Доминго позвал Антонио, и все сели за стол. На этот раз капитан больше, чем обычно, пил вино и почти не ел.
– Решил послать в Севилью группу Устароса, – сказал он. – Дам денег, может быть, сумеют передать их или даже вывести девочек из фашистского логова.
Я знала низкорослого Луиса Устароса. Он участвовал в операциях под Теруэлем, отличался спокойствием, дисциплинированностью и смелостью. Он уже сделал пару удачных самостоятельных вылазок в тыл мятежников на Южном фронте и, по-моему, он больше подходил для этой сложной операции, чем очень смелый, но излишне горячий Рубио.
О задуманной операции Доминго рассказал Рудольфо, и тот не возражал.
Никто в отряде, кроме нас с Рудольфо, не знал об особом задании группы Луиса Устароса, да и мало кто знал, что она пошла в Севилью.
Не догадывался об этом и Антонио, который по наказу матери напоминал папите о своих сестрах.
– Довольно откладывать. Все готово. Поедем к командующему фронтом полковнику Пересу Саласу, – переводила я Доминго слова Рудольфо.

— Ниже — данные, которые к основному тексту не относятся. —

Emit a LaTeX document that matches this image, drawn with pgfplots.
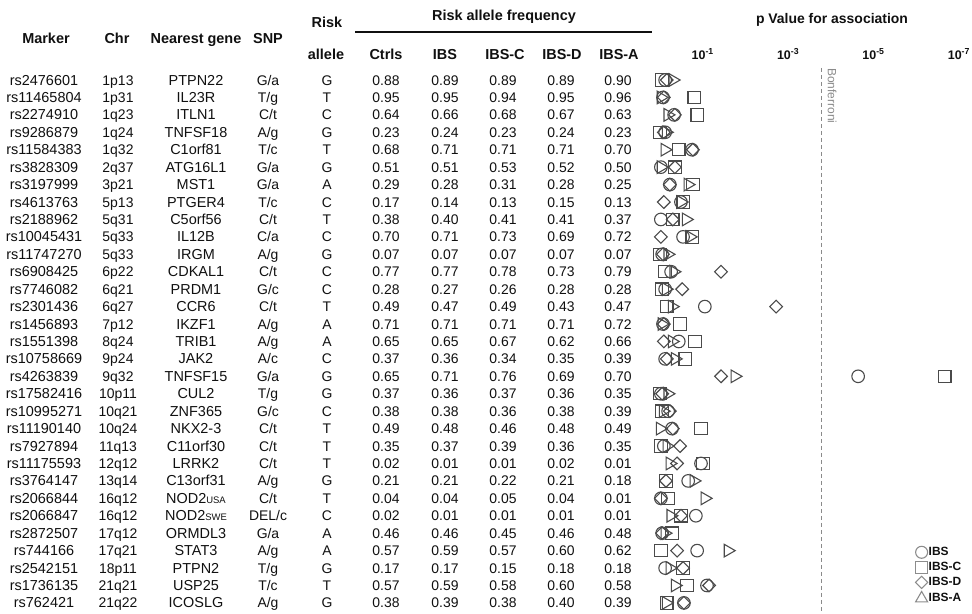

– Завтра поедем, – недовольно отвечал не любивший этих встреч Доминго. – Легче идти во вражеский тыл, чем ехать к нему.
– Опять завтра! Нет, не будем откладывать. Группы готовы, а без согласования с командующим фронтом мы не можем действовать, – убеждал Рудольфо.

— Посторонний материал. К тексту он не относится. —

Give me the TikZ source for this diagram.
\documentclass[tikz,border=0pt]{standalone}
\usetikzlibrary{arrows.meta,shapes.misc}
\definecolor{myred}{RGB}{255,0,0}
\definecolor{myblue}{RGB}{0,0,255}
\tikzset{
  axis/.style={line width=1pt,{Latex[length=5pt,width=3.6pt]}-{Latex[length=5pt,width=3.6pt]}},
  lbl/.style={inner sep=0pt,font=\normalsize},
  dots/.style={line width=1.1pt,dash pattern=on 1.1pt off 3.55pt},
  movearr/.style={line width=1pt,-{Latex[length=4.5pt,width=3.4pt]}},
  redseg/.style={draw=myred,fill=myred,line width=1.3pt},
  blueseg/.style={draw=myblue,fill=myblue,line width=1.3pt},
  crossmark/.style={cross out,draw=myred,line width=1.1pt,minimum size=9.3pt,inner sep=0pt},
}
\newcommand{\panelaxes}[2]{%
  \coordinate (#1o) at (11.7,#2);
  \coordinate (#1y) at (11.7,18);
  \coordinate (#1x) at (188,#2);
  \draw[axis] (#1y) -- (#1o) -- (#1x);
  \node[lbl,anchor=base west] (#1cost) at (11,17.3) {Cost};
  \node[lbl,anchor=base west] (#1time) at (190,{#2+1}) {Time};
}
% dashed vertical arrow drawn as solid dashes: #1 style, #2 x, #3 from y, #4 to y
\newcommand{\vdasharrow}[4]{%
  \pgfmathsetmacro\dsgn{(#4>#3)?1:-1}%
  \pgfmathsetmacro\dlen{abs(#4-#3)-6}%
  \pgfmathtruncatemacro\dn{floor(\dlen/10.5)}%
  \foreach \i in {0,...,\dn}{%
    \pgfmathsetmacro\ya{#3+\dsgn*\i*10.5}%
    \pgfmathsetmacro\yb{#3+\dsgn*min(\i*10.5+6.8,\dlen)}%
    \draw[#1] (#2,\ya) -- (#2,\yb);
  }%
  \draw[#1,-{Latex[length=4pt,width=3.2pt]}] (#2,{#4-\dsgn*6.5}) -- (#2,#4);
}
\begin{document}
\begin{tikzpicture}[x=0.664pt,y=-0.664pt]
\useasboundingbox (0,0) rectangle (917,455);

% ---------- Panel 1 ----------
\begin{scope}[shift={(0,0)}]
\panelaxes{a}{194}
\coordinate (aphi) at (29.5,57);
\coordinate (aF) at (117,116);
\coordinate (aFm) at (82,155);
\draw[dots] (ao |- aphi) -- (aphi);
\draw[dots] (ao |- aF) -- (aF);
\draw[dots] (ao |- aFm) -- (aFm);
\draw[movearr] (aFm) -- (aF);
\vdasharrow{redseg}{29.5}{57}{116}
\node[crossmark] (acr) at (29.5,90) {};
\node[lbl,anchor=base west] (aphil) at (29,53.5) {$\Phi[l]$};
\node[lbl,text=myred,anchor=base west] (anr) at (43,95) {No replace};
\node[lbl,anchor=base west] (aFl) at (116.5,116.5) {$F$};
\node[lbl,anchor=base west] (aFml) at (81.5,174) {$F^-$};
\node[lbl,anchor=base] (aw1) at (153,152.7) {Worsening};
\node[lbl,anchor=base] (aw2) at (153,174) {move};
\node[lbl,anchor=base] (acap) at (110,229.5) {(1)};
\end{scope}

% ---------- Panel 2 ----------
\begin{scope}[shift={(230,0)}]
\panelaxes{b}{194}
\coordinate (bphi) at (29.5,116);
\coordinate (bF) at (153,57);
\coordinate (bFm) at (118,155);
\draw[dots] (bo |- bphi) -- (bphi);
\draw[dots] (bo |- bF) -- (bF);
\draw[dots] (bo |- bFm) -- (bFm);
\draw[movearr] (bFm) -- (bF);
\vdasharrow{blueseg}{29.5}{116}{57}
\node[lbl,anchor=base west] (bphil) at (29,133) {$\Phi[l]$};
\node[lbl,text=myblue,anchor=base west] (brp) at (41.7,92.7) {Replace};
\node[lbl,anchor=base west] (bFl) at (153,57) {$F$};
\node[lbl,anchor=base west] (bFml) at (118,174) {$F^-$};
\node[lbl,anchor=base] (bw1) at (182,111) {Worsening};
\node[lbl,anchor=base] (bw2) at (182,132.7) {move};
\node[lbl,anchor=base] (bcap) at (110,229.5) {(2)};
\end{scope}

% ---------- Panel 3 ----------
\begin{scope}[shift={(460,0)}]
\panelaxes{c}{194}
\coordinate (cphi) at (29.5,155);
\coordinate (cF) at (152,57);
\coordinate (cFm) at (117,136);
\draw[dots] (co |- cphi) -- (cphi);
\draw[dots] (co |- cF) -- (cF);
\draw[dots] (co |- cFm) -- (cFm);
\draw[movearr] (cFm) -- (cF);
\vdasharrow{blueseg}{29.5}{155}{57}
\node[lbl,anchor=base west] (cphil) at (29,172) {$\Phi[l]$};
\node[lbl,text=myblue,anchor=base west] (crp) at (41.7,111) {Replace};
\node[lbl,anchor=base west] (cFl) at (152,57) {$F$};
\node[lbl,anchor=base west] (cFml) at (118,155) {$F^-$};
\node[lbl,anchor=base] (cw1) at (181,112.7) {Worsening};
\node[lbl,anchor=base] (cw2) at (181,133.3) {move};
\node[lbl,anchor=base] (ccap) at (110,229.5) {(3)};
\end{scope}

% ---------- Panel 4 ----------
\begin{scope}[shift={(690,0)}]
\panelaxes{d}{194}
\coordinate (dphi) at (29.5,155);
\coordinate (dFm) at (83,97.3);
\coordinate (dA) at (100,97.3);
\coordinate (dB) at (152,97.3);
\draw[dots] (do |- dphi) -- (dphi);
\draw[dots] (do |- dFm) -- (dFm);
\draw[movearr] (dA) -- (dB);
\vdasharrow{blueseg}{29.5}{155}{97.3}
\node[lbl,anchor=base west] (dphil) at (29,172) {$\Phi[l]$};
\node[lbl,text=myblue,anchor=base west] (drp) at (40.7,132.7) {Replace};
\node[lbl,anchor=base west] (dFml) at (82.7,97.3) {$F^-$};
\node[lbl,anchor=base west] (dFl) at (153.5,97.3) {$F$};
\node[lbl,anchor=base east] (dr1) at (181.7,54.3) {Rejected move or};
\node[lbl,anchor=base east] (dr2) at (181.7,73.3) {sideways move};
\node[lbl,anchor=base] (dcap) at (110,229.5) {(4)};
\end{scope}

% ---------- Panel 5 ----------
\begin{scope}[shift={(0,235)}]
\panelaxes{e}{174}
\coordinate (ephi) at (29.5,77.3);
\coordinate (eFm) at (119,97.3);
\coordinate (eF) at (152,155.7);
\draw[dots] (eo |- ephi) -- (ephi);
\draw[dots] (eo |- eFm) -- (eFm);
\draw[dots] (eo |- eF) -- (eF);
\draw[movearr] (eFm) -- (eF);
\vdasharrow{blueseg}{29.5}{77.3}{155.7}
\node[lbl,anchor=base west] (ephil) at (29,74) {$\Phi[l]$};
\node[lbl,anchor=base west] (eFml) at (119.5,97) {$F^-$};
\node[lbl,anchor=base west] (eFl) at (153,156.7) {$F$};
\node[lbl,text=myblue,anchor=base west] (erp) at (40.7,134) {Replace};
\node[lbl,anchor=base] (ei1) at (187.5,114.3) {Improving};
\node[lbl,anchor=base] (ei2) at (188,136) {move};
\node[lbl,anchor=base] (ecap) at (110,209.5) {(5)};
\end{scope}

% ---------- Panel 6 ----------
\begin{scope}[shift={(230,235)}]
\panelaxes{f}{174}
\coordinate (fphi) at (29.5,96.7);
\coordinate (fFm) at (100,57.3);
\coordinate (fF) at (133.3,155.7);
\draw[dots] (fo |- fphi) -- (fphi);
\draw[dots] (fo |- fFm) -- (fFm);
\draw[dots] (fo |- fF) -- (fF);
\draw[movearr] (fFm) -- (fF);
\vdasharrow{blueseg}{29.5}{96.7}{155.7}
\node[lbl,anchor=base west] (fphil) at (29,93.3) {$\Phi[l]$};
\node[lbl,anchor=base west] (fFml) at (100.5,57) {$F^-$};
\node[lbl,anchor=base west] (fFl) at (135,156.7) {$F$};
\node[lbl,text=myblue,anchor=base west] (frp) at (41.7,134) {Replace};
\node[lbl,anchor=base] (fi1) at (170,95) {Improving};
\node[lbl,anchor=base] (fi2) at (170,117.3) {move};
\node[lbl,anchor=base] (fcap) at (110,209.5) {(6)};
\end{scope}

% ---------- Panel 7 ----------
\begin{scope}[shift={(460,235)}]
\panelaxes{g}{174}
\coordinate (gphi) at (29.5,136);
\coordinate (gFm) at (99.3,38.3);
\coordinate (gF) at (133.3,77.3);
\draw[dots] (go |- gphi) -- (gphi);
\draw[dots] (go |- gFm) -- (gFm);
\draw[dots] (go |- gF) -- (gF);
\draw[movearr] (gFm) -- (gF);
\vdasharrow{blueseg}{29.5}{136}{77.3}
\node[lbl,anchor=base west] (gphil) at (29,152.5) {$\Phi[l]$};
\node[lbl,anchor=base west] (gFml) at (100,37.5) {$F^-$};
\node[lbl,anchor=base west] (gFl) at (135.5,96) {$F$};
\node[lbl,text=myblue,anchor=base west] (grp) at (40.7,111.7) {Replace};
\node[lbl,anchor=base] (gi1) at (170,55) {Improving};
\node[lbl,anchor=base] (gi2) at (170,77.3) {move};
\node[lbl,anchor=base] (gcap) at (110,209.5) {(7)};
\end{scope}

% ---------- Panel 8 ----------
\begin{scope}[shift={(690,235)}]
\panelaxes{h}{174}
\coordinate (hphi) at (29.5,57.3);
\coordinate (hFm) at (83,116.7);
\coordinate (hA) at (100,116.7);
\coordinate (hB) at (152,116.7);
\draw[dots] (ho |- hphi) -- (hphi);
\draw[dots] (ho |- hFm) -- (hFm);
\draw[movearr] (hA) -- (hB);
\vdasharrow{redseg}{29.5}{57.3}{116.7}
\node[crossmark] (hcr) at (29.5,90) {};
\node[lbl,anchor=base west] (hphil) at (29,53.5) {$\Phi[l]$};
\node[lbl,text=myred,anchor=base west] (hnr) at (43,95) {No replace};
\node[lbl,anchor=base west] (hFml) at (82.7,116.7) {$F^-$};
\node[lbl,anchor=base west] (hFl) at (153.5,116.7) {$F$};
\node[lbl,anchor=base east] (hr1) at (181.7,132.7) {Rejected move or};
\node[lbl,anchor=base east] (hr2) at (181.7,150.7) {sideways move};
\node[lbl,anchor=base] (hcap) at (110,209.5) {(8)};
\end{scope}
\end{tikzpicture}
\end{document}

И ему удалось уговорить капитана вместе поехать в штаб фронта.
Командующего не оказалось на месте, но все вопросы были решены без него.
Переговоры Доминго с полковником Пересом Саласом были необходимы для дальнейшего развертывания действий его групп в тылу мятежников перед полосой Южного фронта. Они состоялись после первых вылазок наших спецгрупп в тыл мятежников и фашистских интервентов под Гранадой и Кордовой.

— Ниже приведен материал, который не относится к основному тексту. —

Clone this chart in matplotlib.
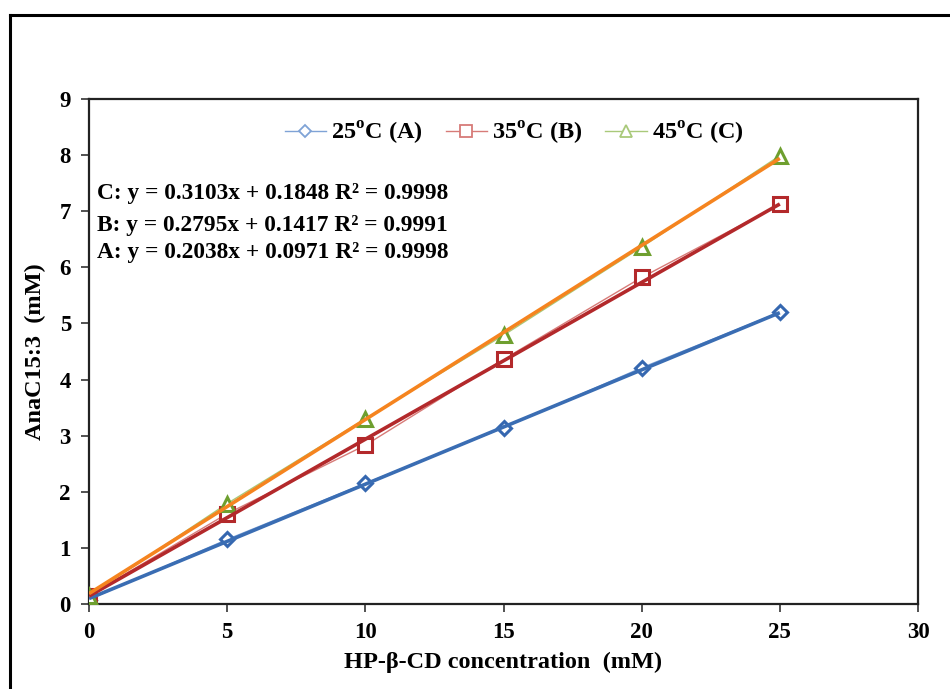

Штаб Переса Саласа располагался в небольшом городке Андухар. Мы уже несколько раз проезжали мимо, были в нем, но Доминго избегал командующего, и Рудольфо решил повидаться с ним без капитана.
Дежурный доложил о нашем прибытии. Нас не заставили ждать.
Мы вошли в просторный кабинет. Из-за большого старинного, с причудливой резьбой, стола встал Перес Салас, уже немолодой полковник, высокий, с крупными чертами лица, угрюмый, в больших роговых очках.
С советниками не всегда доброжелателен, но учтив и вежлив. Предложил нам сесть, любезно угостил кофе.